Paradox alert: fessing up to lack – is gain. Claiming insight – is blindness. The pure logic of this risks circularity. If I am blind, I see, and if I see, I am blind, etcetera. But Jesus interrupts this loop with Himself. Pure logic assumes a closed system. We live in an open system, not a closed one. Jesus steps into it.

To one who is blind, and knows it, Jesus comes, to bring sight, to remove sin. One who is in that healed condition is not pompous. He knows his new, redeemed condition is solely because of the work of the Savior. Always keeping the Savior’s work in mind, he will not risk falling back into self-assuredness, but will walk forever grateful. The man Jesus healed from blindness in John 9 models this.

One who denies blindness is wrong, but worse, will not admit it. This erroneous self-assuredness is, get ready for it, blindness. But not the kind of blindness that leads to healing. This kind of blindness leaves no opening for healing. One with this kind of blindness thinks he needs no healing, and will not open himself to the healing work Jesus would bring. So, claiming no need, no lack, his blindness, and his sin, remain.

In each case, there is no circularity, because there is no continuation of the loop. The progression stops after one iteration. Confession of blindness: healing. Stop. Denial of blindness: no healing and continuation of blindness. Stop.

The only possibility of change is to go back to the beginning. Confess, admit blindness. Receive healing.

In what areas of my life am I claiming no blindness? Where am I smug, self-assured? Answering these questions requires distinguishing between areas where Jesus has done His healing work, and areas where He has not yet but I claim in my own self-confidence not to need it.

Paul wrote that he put no confidence in the flesh. He got it. Every place he knew he was weak, he knew Jesus had strengthened, and he knew then he was really strong as a result. Every other place he put no confidence.

So it is worth asking, where am I confident because of what Jesus has done? In those areas, rejoice. And where am I confident because I think I have it together? In those areas, beware. Jesus’ healing and redemption is still needed.

To return to the original question, why would Jesus want anyone to be blind? The answer is, He doesn’t. He comes as the Light of the World. He comes to heal and save. It is the erroneous thinking that His work is not needed that is the problem.

Jesus created us from dust, an ignoble beginning, were it not for Jesus’ hand. In this case, Jesus gets some more dust, mixes with His spittle, and creates an opaque eye patch. This is hardly an obvious path to vision. But that is exactly what results. The first step to healing of blindness is more blindness at the hand of Jesus, to recognize that we really cannot see.

Interesting that Saul’s encounter with Jesus on the Damascus Road resulted at first in blindness. Jesus confronted Saul in his blindness spiritually as to who Jesus is. Physical blindness followed, where Saul experienced physically and emphatically what had been his spiritual condition.

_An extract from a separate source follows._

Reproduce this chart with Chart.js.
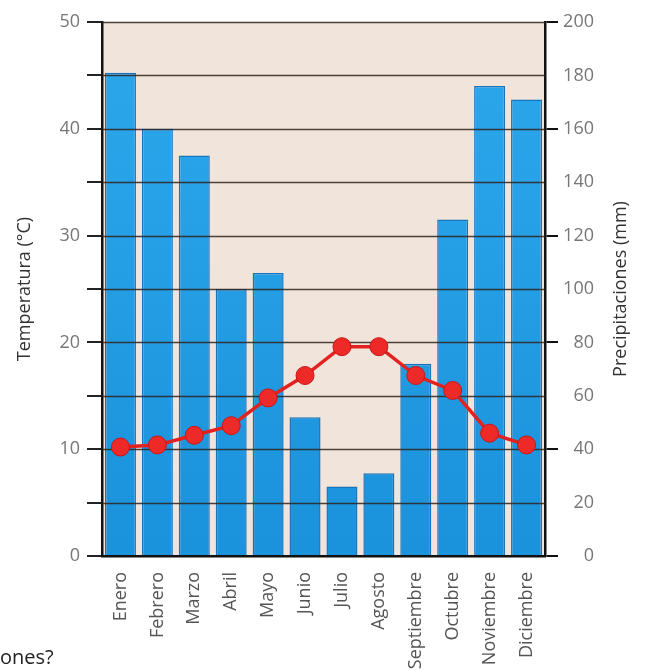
<!DOCTYPE html>
<html>
<head>
<meta charset="utf-8">
<script src="https://cdn.jsdelivr.net/npm/chart.js@4"></script>
<style>
  body { margin: 0; background: #fff; }
  #wrap { position: relative; width: 645px; height: 670px; }
  #note { position: absolute; left: 0px; top: 647px; font: 20px 'Open Sans', sans-serif; line-height: 20px; color: #222; }
</style>
</head>
<body>
<div id="wrap">
  <canvas id="myChart" width="645" height="670"></canvas>
  <div id="note">ones?</div>
</div>
<script>
// climograma data
const meses = ["Enero", "Febrero", "Marzo", "Abril", "Mayo", "Junio", "Julio", "Agosto", "Septiembre", "Octubre", "Noviembre", "Diciembre"];
const temperatura = [10.2, 10.4, 11.3, 12.2, 14.8, 16.9, 19.6, 19.6, 16.9, 15.5, 11.5, 10.4];
const precipitaciones = [181, 160, 150, 100, 106, 52, 26, 31, 72, 126, 176, 171];
const tempTicks = [0, 10, 20, 30, 40, 50];
const precTicks = [0, 20, 40, 60, 80, 100, 120, 140, 160, 180, 200];

Chart.defaults.font.family = "'Open Sans', sans-serif";

// beige plot background
const fondo = {
  id: "fondo",
  beforeDraw(chart) {
    const { ctx, chartArea: a } = chart;
    ctx.save();
    ctx.fillStyle = "#f1e5db";
    ctx.fillRect(a.left, a.top, a.right - a.left, a.bottom - a.top);
    ctx.restore();
  },
  // grid lines over the bars, under the line
  afterDatasetDraw(chart, args) {
    if (args.index !== 1) return;
    const { ctx, chartArea: a } = chart;
    const y = chart.scales.y;
    ctx.save();
    ctx.strokeStyle = "rgba(45,36,32,0.85)";
    ctx.lineWidth = 1.5;
    y.ticks.forEach((t) => {
      if (t.value === 0) return;
      const py = Math.round(y.getPixelForValue(t.value)) + 0.5;
      ctx.beginPath();
      ctx.moveTo(a.left, py);
      ctx.lineTo(a.right, py);
      ctx.stroke();
    });
    ctx.restore();
  },
  // right title reads bottom to top
  afterDraw(chart) {
    const { ctx } = chart;
    const y1 = chart.scales.y1;
    ctx.save();
    ctx.translate(621, (y1.top + y1.bottom) / 2);
    ctx.rotate(-Math.PI / 2);
    ctx.font = "18px 'Open Sans', sans-serif";
    ctx.fillStyle = "#333";
    ctx.textAlign = "center";
    ctx.textBaseline = "middle";
    ctx.fillText("Precipitaciones (mm)", 0, 0);
    ctx.restore();
  },
};

let mychart = document.getElementById("myChart").getContext("2d");
let climaChart = new Chart(mychart, {
  type: "bar",
  data: {
    labels: meses,
    datasets: [
      {
        type: "line",
        label: "Temperatura",
        data: temperatura,
        yAxisID: "y",
        order: 0,
        borderColor: "#e3211f",
        borderWidth: 3.5,
        pointRadius: 9,
        pointBackgroundColor: "#ee2a28",
        pointBorderColor: "#c71616",
        pointBorderWidth: 1,
        tension: 0,
      },
      {
        type: "bar",
        label: "Precipitaciones",
        data: precipitaciones,
        yAxisID: "y1",
        order: 1,
        backgroundColor: (c) => {
          const { ctx, chartArea } = c.chart;
          if (!chartArea) return "#22a0e5";
          const g = ctx.createLinearGradient(0, chartArea.top, 0, chartArea.bottom);
          g.addColorStop(0, "#2da8ec");
          g.addColorStop(1, "#1a92dc");
          return g;
        },
        borderColor: "#1a74bd",
        borderWidth: 1.5,
        barPercentage: 0.84,
        categoryPercentage: 1,
      },
    ],
  },
  options: {
    responsive: false,
    animation: false,
    layout: { padding: { top: 22, left: 0, right: 51, bottom: 0 } },
    plugins: { legend: { display: false }, tooltip: { enabled: false } },
    scales: {
      x: {
        offset: true,
        grid: { display: false },
        border: { display: true, color: "#111", width: 2.5 },
        ticks: {
          minRotation: 90,
          maxRotation: 90,
          padding: 8,
          color: "#555",
          font: { size: 18 },
        },
        afterFit(s) { s.height = 114; },
      },
      y: {
        position: "left",
        min: 0,
        max: 50,
        ticks: {
          stepSize: 5,
          padding: 7,
          color: "#777",
          font: { size: 18 },
          callback: (v) => (tempTicks.includes(v) ? v : ""),
        },
        grid: { drawOnChartArea: false, tickLength: 15, color: "#222", lineWidth: 2 },
        border: { color: "#111", width: 2.5 },
        title: {
          display: true,
          text: "Temperatura (°C)",
          color: "#333",
          font: { size: 18 },
          padding: { top: 14, bottom: 0 },
        },
        afterFit(s) { s.width = 102; },
      },
      y1: {
        position: "right",
        min: 0,
        max: 200,
        afterBuildTicks(s) { s.ticks = precTicks.map((v) => ({ value: v })); },
        ticks: {
          padding: 3,
          crossAlign: "far",
          color: "#777",
          font: { size: 18 },
        },
        grid: {
          drawOnChartArea: false,
          tickLength: 13,
          lineWidth: 2,
          color: (c) => (c.tick && c.tick.value % 40 === 0 ? "#111" : "rgba(0,0,0,0)"),
        },
        border: { color: "#111", width: 2.5 },
        afterFit(s) { s.width = 49; },
      },
    },
  },
  plugins: [fondo],
});
</script>
</body>
</html>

And then, as Saul received Jesus’ redemptive work, something like scales fell from his eyes. Saul went on to receive divine revelation and insight from the Lord. He would later write about those who do not yet know the Savior’s work as having a veil over their eyes. Saul, renamed Paul, would continue to be afflicted in his physical vision, requiring scribes to write the letters he would dictate. He continued with the physical reminder of his dependence on Jesus to really see.

The removal of spiritual blindness requires first my admission of it, and then sometimes even dramatic confirmation of it. Thank God that He does not stop there. Jesus then stands ready take away what impedes my vision.

Lord Jesus, thank you for all the ways you have already removed my infirmities, my blindness, and my sin. Please don’t stop. Please keep lovingly exposing areas where I am still a poser, and in denial even to myself, and move in those areas too, to remove blindness, remove of sin, and bring healing and life.